Mar 28 2011
The US Food and Drug Administration announced today that the drug ipilimumab (brand name Yervoy) has been approved for the treatment of patients with metastatic melanoma. It is the first drug ever shown to improve overall survival for patients with advanced melanoma.
Ipilimumab uses a novel approach known as immunotherapy, which exploits the body's own immune system to attack cancer. The therapy, originally known as anti-CTLA-4, was developed in 1996 by James Allison, PhD, Chair of the Sloan-Kettering Institute's Immunology Program at MSKCC. For more than 20 years, Dr. Allison's research has focused on the mechanisms that regulate the immunologic responses of T lymphocytes - commonly referred to as T cells - with an emphasis on manipulating T cell response in order to develop novel tumor immunotherapy approaches.
Over the years, Memorial Sloan-Kettering researchers were deeply involved in preclinical and clinical studies using ipilimumab, most notably a 2009 phase II multicenter trial led by medical oncologist Jedd Wolchok, MD, PhD. Dr. Wolchok was a participant in the phase III trial, presented in 2010 at the American Society of Clinical Oncology annual meeting, which found a dose-response relationship to the drug in patients with stage III or IV disease. He also led a team in the development of a novel set of tumor-response criteria based on ipilimumab's unique mechanism of action.
Together, recent advances in understanding intracellular signaling pathways and immunotherapies such as ipilimumab to block those pathways have allowed clinicians to offer melanoma patients new treatment options for this disease.
"Ipilimumab is the first drug ever to be shown to produce an improvement in overall survival for patients with metastatic melanoma," according to Dr. Wolchok. "This is a significant achievement in a disease which has been so resistant to standard therapies. It is also a great source of hope for patients as we now build on the success of ipilimumab with novel combination therapies."
"The success of ipilimumab underscores the importance of basic research to clinical achievement," Dr.
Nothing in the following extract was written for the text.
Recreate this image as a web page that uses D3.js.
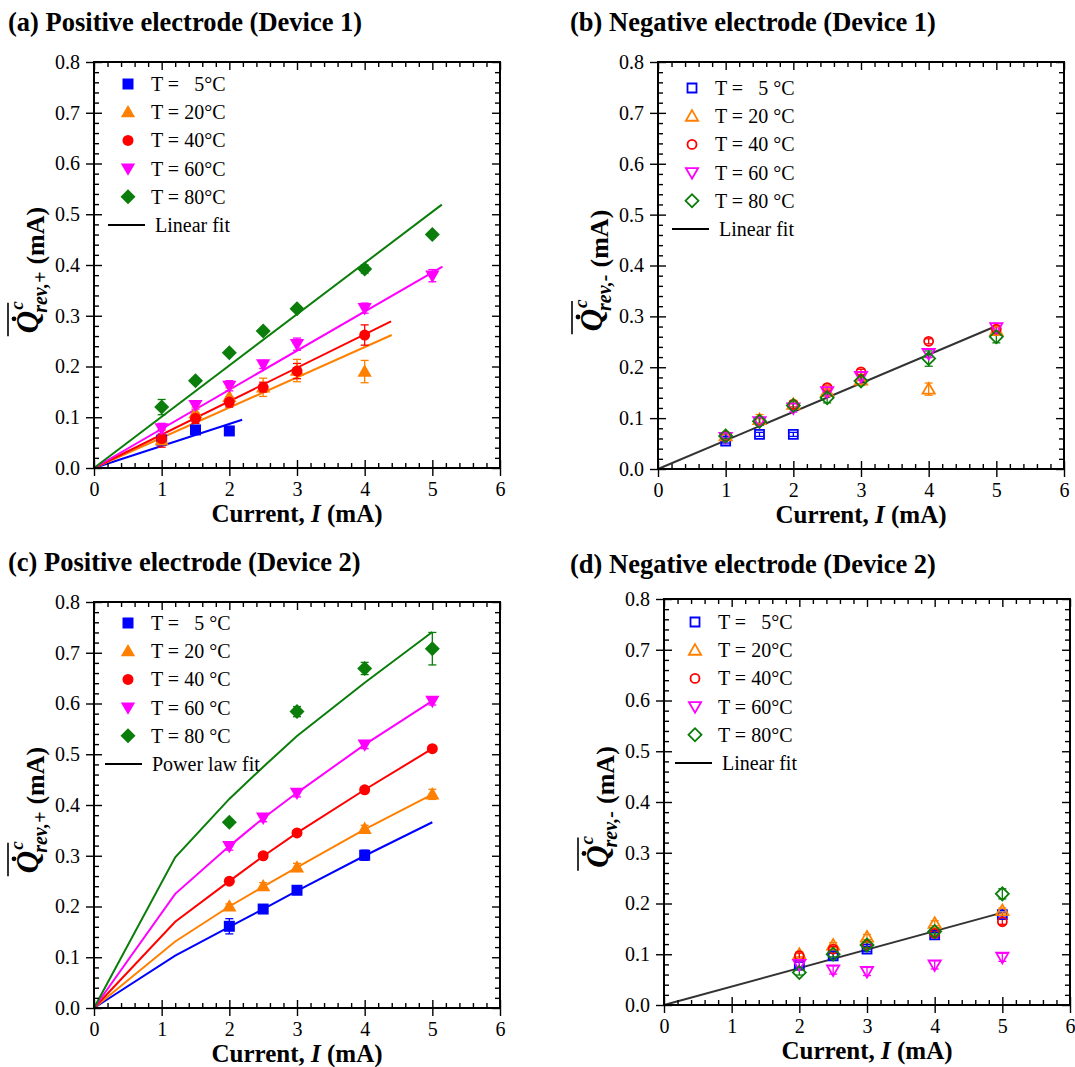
<!DOCTYPE html>
<html>
<head>
<meta charset="utf-8">
<script src="https://cdn.jsdelivr.net/npm/d3@7"></script>
<style>
    body { margin: 0; background: #fff; }
    svg { display: block; }
    text { font-family: "Liberation Serif", "Times New Roman", serif; fill: #000; }
</style>
</head>
<body>
<svg id="chart" width="1075" height="1067"></svg>
<script>
/*
    Reversible heat vs current, four panels (two devices, two electrodes)
 */

// ---- data ----
const tempLabels = ["5", "20", "40", "60", "80"];
const currentD1 = [1, 1.5, 2, 2.5, 3, 4, 5];
const currentD2 = [2, 2.5, 3, 4, 5];
const fitCurrentD2 = [0, 1.2, 2, 2.5, 3, 4, 5];

// (a) positive electrode, device 1
const posD1Q = [
    [0.055, 0.075, 0.073, null, null, null, null],
    [0.055, 0.108, 0.140, 0.159, 0.192, 0.190, null],
    [0.058, 0.098, 0.130, 0.159, 0.191, 0.262, null],
    [0.078, 0.124, 0.162, 0.204, 0.244, 0.315, 0.379],
    [0.120, 0.172, 0.227, 0.270, 0.314, 0.392, 0.460]
];
const posD1Err = [
    [0.010, 0.005, 0.005, 0, 0, 0, 0],
    [0.010, 0.012, 0.018, 0.018, 0.022, 0.022, 0],
    [0.017, 0.010, 0.010, 0.010, 0.015, 0.020, 0],
    [0.010, 0.008, 0.010, 0.008, 0.012, 0.010, 0.012],
    [0.015, 0.005, 0.005, 0.005, 0.005, 0.008, 0.005]
];
const posD1FitEndI = [2.19, 4.40, 4.39, 5.15, 5.14];
const posD1FitEndQ = [0.095, 0.262, 0.289, 0.397, 0.519];

// (b) negative electrode, device 1
const negD1Q = [
    [0.055, 0.068, 0.068, null, null, null, null],
    [0.065, 0.097, 0.127, 0.152, 0.175, 0.157, 0.272],
    [0.065, 0.095, 0.127, 0.160, 0.191, 0.251, 0.275],
    [0.062, 0.093, 0.120, 0.152, 0.182, 0.227, 0.278],
    [0.065, 0.094, 0.125, 0.140, 0.173, 0.217, 0.260]
];
const negD1Err = [
    [0.004, 0.004, 0.004, 0, 0, 0, 0],
    [0.006, 0.010, 0.008, 0.008, 0.008, 0.012, 0.008],
    [0.005, 0.005, 0.005, 0.005, 0.005, 0.005, 0.005],
    [0.006, 0.006, 0.008, 0.008, 0.008, 0.008, 0.008],
    [0.005, 0.008, 0.008, 0.010, 0.008, 0.015, 0.012]
];
const negD1FitI = [0, 5];
const negD1FitQ = [0, 0.281];

// (c) positive electrode, device 2
const posD2Q = [
    [0.161, 0.195, 0.232, 0.301, null],
    [0.200, 0.240, 0.277, 0.353, 0.421],
    [0.250, 0.300, 0.345, 0.430, 0.511],
    [0.319, 0.375, 0.424, 0.519, 0.605],
    [0.366, null, 0.584, 0.669, 0.708]
];
const posD2Err = [
    [0.015, 0.005, 0.005, 0.010, 0],
    [0.005, 0.007, 0.008, 0.007, 0.010],
    [0.005, 0.005, 0.005, 0.005, 0.005],
    [0.008, 0.008, 0.008, 0.008, 0.008],
    [0.005, 0, 0.010, 0.012, 0.032]
];
const posD2FitQ = [
    [0, 0.103, 0.160, 0.195, 0.231, 0.300, 0.366],
    [0, 0.131, 0.200, 0.239, 0.277, 0.352, 0.421],
    [0, 0.170, 0.250, 0.299, 0.345, 0.430, 0.511],
    [0, 0.225, 0.319, 0.374, 0.424, 0.519, 0.605],
    [0, 0.297, 0.412, 0.475, 0.536, 0.641, 0.741]
];

// (d) negative electrode, device 2
const negD2Q = [
    [0.079, 0.097, 0.110, 0.138, 0.178],
    [0.100, 0.118, 0.134, 0.161, 0.186],
    [0.097, 0.110, 0.118, 0.141, 0.164],
    [0.080, 0.069, 0.066, 0.079, 0.094],
    [0.064, 0.100, 0.118, 0.145, 0.219]
];
const negD2Err = [
    [0.005, 0.005, 0.005, 0.005, 0.005],
    [0.005, 0.005, 0.005, 0.005, 0.005],
    [0.005, 0.005, 0.005, 0.005, 0.005],
    [0.005, 0.008, 0.008, 0.008, 0.008],
    [0.005, 0.005, 0.005, 0.005, 0.010]
];
const negD2FitI = [0, 5];
const negD2FitQ = [0, 0.182];

const xTicks = [0, 1, 2, 3, 4, 5, 6];
const yTicks = [0, 0.1, 0.2, 0.3, 0.4, 0.5, 0.6, 0.7, 0.8];

// ---- styling ----
const colors = ["#0000ff", "#ff8000", "#ff0000", "#ff00ff", "#0a7d0a"];
const shapes = ["square", "up", "circle", "down", "diamond"];
const FONT = "Liberation Serif";

const svg = d3.select("#chart");

function markerPath(shape, size) {
    if (shape === "square") return d3.symbol(d3.symbolSquare, size * size)();
    if (shape === "circle") return d3.symbol(d3.symbolCircle, Math.PI * size * size / 4)();
    if (shape === "diamond") return d3.symbol(d3.symbolSquare, size * size / 2)();
    // triangles
    return d3.symbol(d3.symbolTriangle, size * size * 0.45)();
}

function drawMarker(g, shape, cx, cy, color, filled) {
    let size = filled ? 11 : 9;
    if (shape === "up" || shape === "down") size = filled ? 14 : 12;
    if (shape === "diamond") size = filled ? 15 : 13;
    let rot = 0;
    if (shape === "down") rot = 180;
    if (shape === "diamond") rot = 45;
    let dy = 0;
    if (shape === "up") dy = 1;
    if (shape === "down") dy = -1;
    g.append("path")
        .attr("d", markerPath(shape, size))
        .attr("transform", `translate(${cx},${cy + dy}) rotate(${rot})`)
        .attr("fill", filled ? color : "none")
        .attr("stroke", color)
        .attr("stroke-width", filled ? 0 : 1.8);
}

function drawAxes(g, x, y, w, h) {
    let tickFont = g => g.attr("font-family", null).attr("font-size", null)
        .selectAll("text")
        .style("font-size", "20px")
        .style("font-family", FONT);
    let clean = g => { g.select(".domain").remove(); g.selectAll("line").attr("stroke-width", 1.4); };

    let xMinor = d3.range(0, 6.01, 0.2).filter(v => Math.abs(v - Math.round(v)) > 1e-6);
    let yMinor = d3.range(0, 0.801, 0.02).filter(v => Math.abs(v * 10 - Math.round(v * 10)) > 1e-6);

    // bottom: major ticks crossing the axis, labels outside
    g.append("g").attr("transform", `translate(0,${h})`)
        .call(d3.axisBottom(x).tickValues(xTicks).tickSize(8).tickPadding(6).tickFormat(d3.format("d")))
        .call(tickFont).call(clean);
    g.append("g").attr("transform", `translate(0,${h})`)
        .call(d3.axisBottom(x).tickValues(xTicks).tickSize(-8).tickFormat(""))
        .call(clean);
    g.append("g").attr("transform", `translate(0,${h})`)
        .call(d3.axisBottom(x).tickValues(xMinor).tickSize(-5).tickFormat(""))
        .call(clean);
    // top
    g.append("g")
        .call(d3.axisTop(x).tickValues(xTicks).tickSize(-8).tickFormat(""))
        .call(clean);
    g.append("g")
        .call(d3.axisTop(x).tickValues(xMinor).tickSize(-5).tickFormat(""))
        .call(clean);
    // left
    g.append("g")
        .call(d3.axisLeft(y).tickValues(yTicks).tickSize(8).tickPadding(6).tickFormat(d3.format(".1f")))
        .call(tickFont).call(clean);
    g.append("g")
        .call(d3.axisLeft(y).tickValues(yTicks).tickSize(-8).tickFormat(""))
        .call(clean);
    g.append("g")
        .call(d3.axisLeft(y).tickValues(yMinor).tickSize(-5).tickFormat(""))
        .call(clean);
    // right
    g.append("g").attr("transform", `translate(${w},0)`)
        .call(d3.axisRight(y).tickValues(yTicks).tickSize(-8).tickFormat(""))
        .call(clean);
    g.append("g").attr("transform", `translate(${w},0)`)
        .call(d3.axisRight(y).tickValues(yMinor).tickSize(-5).tickFormat(""))
        .call(clean);

    g.append("rect")
        .attr("width", w).attr("height", h)
        .attr("fill", "none").attr("stroke", "#000").attr("stroke-width", 2);
}

function drawYTitle(g, cx, cy, subText) {
    let t = g.append("g").attr("transform", `translate(${cx},${cy}) rotate(-90)`);
    let inner = t.append("g");
    let q = inner.append("text").attr("x", 0).attr("y", -6)
        .style("font-size", "31px").style("font-weight", "bold").style("font-style", "italic")
        .text("Q");
    let qw = q.node().getComputedTextLength();
    inner.append("text").attr("x", qw + 1).attr("y", -21)
        .style("font-size", "19px").style("font-weight", "bold").style("font-style", "italic")
        .text("c");
    let sub = inner.append("text").attr("x", qw - 2).attr("y", 3)
        .style("font-size", "20px").style("font-weight", "bold").style("font-style", "italic")
        .text(subText);
    let sw = sub.node().getComputedTextLength();
    // overline and dot
    inner.append("line")
        .attr("x1", -3).attr("x2", qw + 8).attr("y1", -36).attr("y2", -36)
        .attr("stroke", "#000").attr("stroke-width", 1.6);
    inner.append("circle")
        .attr("cx", qw * 0.55 + 2).attr("cy", -30).attr("r", 2.4).attr("fill", "#000");
    let ma = inner.append("text").attr("x", qw + sw + 5).attr("y", 0)
        .style("font-size", "26px").style("font-weight", "bold")
        .text("(mA)");
    let total = qw + sw + 5 + ma.node().getComputedTextLength();
    inner.attr("transform", `translate(${-total / 2},0)`);
}

function drawLegend(g, lx, ly, unitText, filled, fitLabel, fitShift) {
    let rowH = 28.2;
    tempLabels.forEach((t, i) => {
        drawMarker(g, shapes[i], lx, ly + i * rowH, colors[i], filled);
        let pad = t.length === 1 ? "   " : " ";
        g.append("text")
            .attr("x", lx + 23).attr("y", ly + i * rowH + 7)
            .attr("xml:space", "preserve")
            .style("white-space", "pre")
            .style("font-size", "20px")
            .text("T =" + pad + t + unitText);
    });
    let fy = ly + 5 * rowH;
    let fx = lx + fitShift;
    g.append("line")
        .attr("x1", fx - 20).attr("x2", fx + 17)
        .attr("y1", fy).attr("y2", fy)
        .attr("stroke", "#000").attr("stroke-width", 2);
    g.append("text")
        .attr("x", fx + 27).attr("y", fy + 7)
        .style("font-size", "20px")
        .text(fitLabel);
}

function drawPanel(opt) {
    let w = opt.right - opt.left, h = opt.bottom - opt.top;
    let x = d3.scaleLinear().domain([0, 6]).range([0, w]);
    let y = d3.scaleLinear().domain([0, 0.8]).range([h, 0]);

    svg.append("text")
        .attr("x", opt.titleX).attr("y", opt.titleY)
        .style("font-size", "26.5px").style("font-weight", "bold")
        .text(opt.title);

    let g = svg.append("g").attr("transform", `translate(${opt.left},${opt.top})`);

    let line = d3.line().x(d => x(d[0])).y(d => y(d[1]));

    // fit lines
    opt.fits.forEach((pts, i) => {
        g.append("path")
            .attr("d", line(pts))
            .attr("fill", "none")
            .attr("stroke", opt.fitColor || colors[i])
            .attr("stroke-width", 2);
    });

    // error bars and markers
    opt.values.forEach((vals, i) => {
        vals.forEach((v, j) => {
            if (v === null) return;
            let e = opt.errors[i][j];
            if (e > 0) {
                let cx = x(opt.current[j]);
                g.append("line").attr("x1", cx).attr("x2", cx)
                    .attr("y1", y(v - e)).attr("y2", y(v + e))
                    .attr("stroke", colors[i]).attr("stroke-width", 1.3);
                [v - e, v + e].forEach(c => {
                    g.append("line").attr("x1", cx - 4).attr("x2", cx + 4)
                        .attr("y1", y(c)).attr("y2", y(c))
                        .attr("stroke", colors[i]).attr("stroke-width", 1.3);
                });
            }
        });
    });
    opt.values.forEach((vals, i) => {
        vals.forEach((v, j) => {
            if (v === null) return;
            drawMarker(g, shapes[i], x(opt.current[j]), y(v), colors[i], opt.filled);
        });
    });

    drawAxes(g, x, y, w, h);

    // x title
    let xt = g.append("text")
        .attr("x", w / 2).attr("y", h + 54)
        .attr("text-anchor", "middle")
        .style("font-size", "25px").style("font-weight", "bold");
    xt.append("tspan").text("Current, ");
    xt.append("tspan").style("font-style", "italic").text("I");
    xt.append("tspan").text(" (mA)");

    drawYTitle(g, -50, h / 2 + 5, opt.sub);

    drawLegend(g, opt.legendX - opt.left, opt.legendY - opt.top, opt.unit, opt.filled,
        opt.fitLabel, opt.fitShift || 0);
}

drawPanel({
    title: "(a) Positive electrode (Device 1)", titleX: 8, titleY: 31,
    left: 94, right: 500, top: 62, bottom: 468,
    current: currentD1, values: posD1Q, errors: posD1Err, filled: true,
    fits: posD1FitEndI.map((v, i) => [[0, 0], [v, posD1FitEndQ[i]]]),
    sub: "rev,+", unit: "°C", fitLabel: "Linear fit",
    legendX: 128, legendY: 84
});

drawPanel({
    title: "(b) Negative electrode (Device 1)", titleX: 570, titleY: 31,
    left: 658, right: 1064, top: 62, bottom: 469,
    current: currentD1, values: negD1Q, errors: negD1Err, filled: false,
    fits: [negD1FitI.map((v, i) => [v, negD1FitQ[i]])], fitColor: "#333",
    sub: "rev,-", unit: " °C", fitLabel: "Linear fit",
    legendX: 692, legendY: 88
});

drawPanel({
    title: "(c) Positive electrode (Device 2)", titleX: 8, titleY: 571,
    left: 94, right: 500, top: 602, bottom: 1008,
    current: currentD2, values: posD2Q, errors: posD2Err, filled: true,
    fits: posD2FitQ.map(arr => arr.map((v, j) => [fitCurrentD2[j], v])),
    sub: "rev,+", unit: " °C", fitLabel: "Power law fit", fitShift: -3,
    legendX: 128, legendY: 623
});

drawPanel({
    title: "(d) Negative electrode (Device 2)", titleX: 570, titleY: 573,
    left: 664, right: 1070, top: 599, bottom: 1005,
    current: currentD2, values: negD2Q, errors: negD2Err, filled: false,
    fits: [negD2FitI.map((v, i) => [v, negD2FitQ[i]])], fitColor: "#333",
    sub: "rev,-", unit: "°C", fitLabel: "Linear fit",
    legendX: 695, legendY: 622
});
</script>
</body>
</html>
Allison added. "The concept came directly out of our studies on fundamental mechanisms of regulation of T cell responses."
In addition, researchers at the Center are studying biomarkers to help identify those patients who could benefit most from therapies like ipilimumab, and they have received a National Institutes of Health Grand Opportunity Stimulus award to study how the immune response to the NY-ESO-1 antigen is related to clinical outcome for ipilimumab therapy. This work, which is being conducted in several large clinical trials, is also supported by grants from the Melanoma Research Alliance and the Cancer Research Institute.
According to the National Cancer Institute, 68,130 new cases of melanoma were diagnosed in the United States in 2010, and 8,700 Americans died from the disease. Melanoma is the least common form of skin cancer, but is considered the most serious.